I looked up at the cross and saw what God had become to bring me home. He had become what I was.
My daughter was on my left, my son on my right, as I began to read.
“Once there was a little bunny who wanted to run away...”
How was I to know that I was reading my future to my children that day?
The story continued. “So he said to his mother, ‘I am running away.’
‘If you run away,’ said his mother, ‘I will run after you. For you are my little bunny.’”
I didn’t even bother to tell my Father that I was running away. I just did. Packed up my things, wrote no note, left the door hanging wide open. Never looked back. How was I to know that my Father said, “I will run after you”?
My daughter and son listen as I read on.
“‘If you run after me,” said the little bunny, ‘I will become a fish in a trout stream and I will swim away from you.’
‘If you become a fish in a trout stream,’ said his mother, ‘I will become a fisherman and I will fish for you.’”
If God ran after me, He wouldn’t like what he found. He’d have to go slumming, poking around in the gutter, digging through the dunghill to find his runaway boy. And God wouldn’t do that. He wouldn’t go that far. I didn’t mean that much to him.
I turned page after page.
The little bunny became a rock high on a mountain, so the mother became a mountain climber.
The bunny became a crocus in a hidden garden, so the mother became a gardener.
The bunny became a bird, so the mother became a tree that her little bird could come home to.
I was beginning to think I’d never outrun God. To my surprise, and disappointment, I couldn’t seem to get away from him. I became an adulterer, a drunkard, a blasphemer, and a violent man. But every place I went, soon I’d look over my shoulder and see Him bearing down on me, in hot pursuit.
Finally the little boy says that he will become a boy and run into a house.
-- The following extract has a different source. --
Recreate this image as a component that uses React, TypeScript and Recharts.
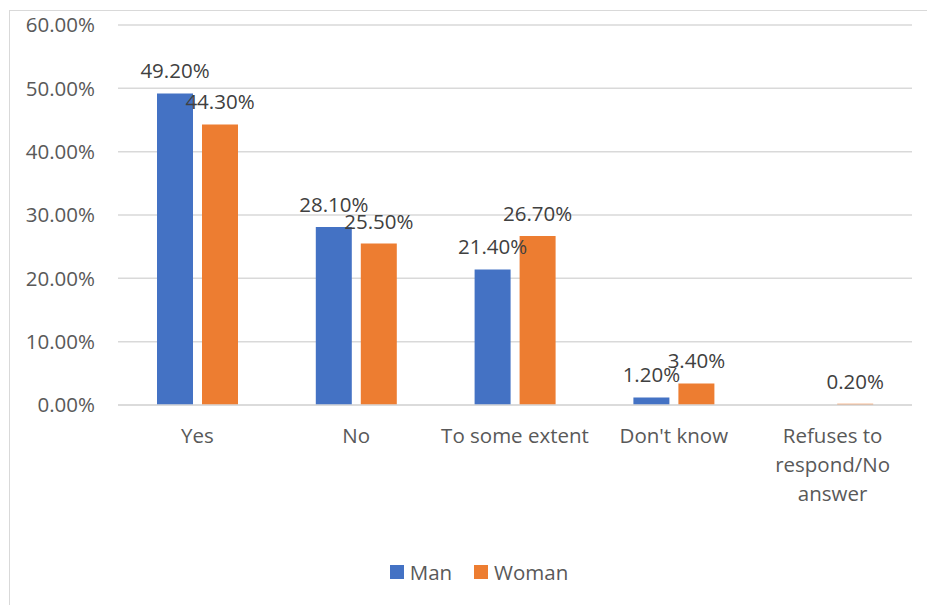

And the mother responds, “If you become a little boy and run into a house, I will become your mother and catch you in my arms and hug you.”
To which he responds, “Shucks, I might just as well stay where I am and be your little bunny.”
But it was too late for me. I had already left. This was no cute conversation between me and my Father in heaven. No what-if scenario. I had turned from being a little boy into being a serpent. Crawling on my belly in the dust. Slithering from sin to sin. Poison on my lips. A bite that could wound and kill. I was coiled in anger. I looked through two slit eyes that saw the world from the perspective of prey and predator.
And I knew that pursue me though He might, God would never stoop so low as to become a serpent. No, not even to find and bring home his lost little boy. God wouldn’t go that far.
And then one day I heard these words, “As Moses lifted up the serpent in the wilderness, even so must the Son of Man be lifted up; that whoever believes in Him may have eternal life,” (John 3:14-15). And my mind drifted back to the story of Moses, how God told that old man to make a bronze serpent and fasten it to a pole, so that all the Israelites who were bitten by the fiery serpents might look to that bronze serpent and be healed.
And I wept, a serpent of a man shedding tears in the dust that I had made my home. I looked up at the cross and saw what God had become to bring me home. He had become what I was. He who knew no sin became sin that in Him I might become the righteousness of God. Jesus became an adulterer, a drunkard, a blasphemer, and a violent man—He became all of me on the cross, all of what was wrong with me, all of what was wrong with our fallen race. He became a serpent, and was lifted up, that He might draw all men to Himself.
We meant that much to Him. He would go that far. He would go into the gutter to find us and bring us home, transformed back into His children.
Now, every night, my heavenly Father tucks me into bed, kisses me on the forehead, and says, “You’re home again. My son, my child, you’re home again.”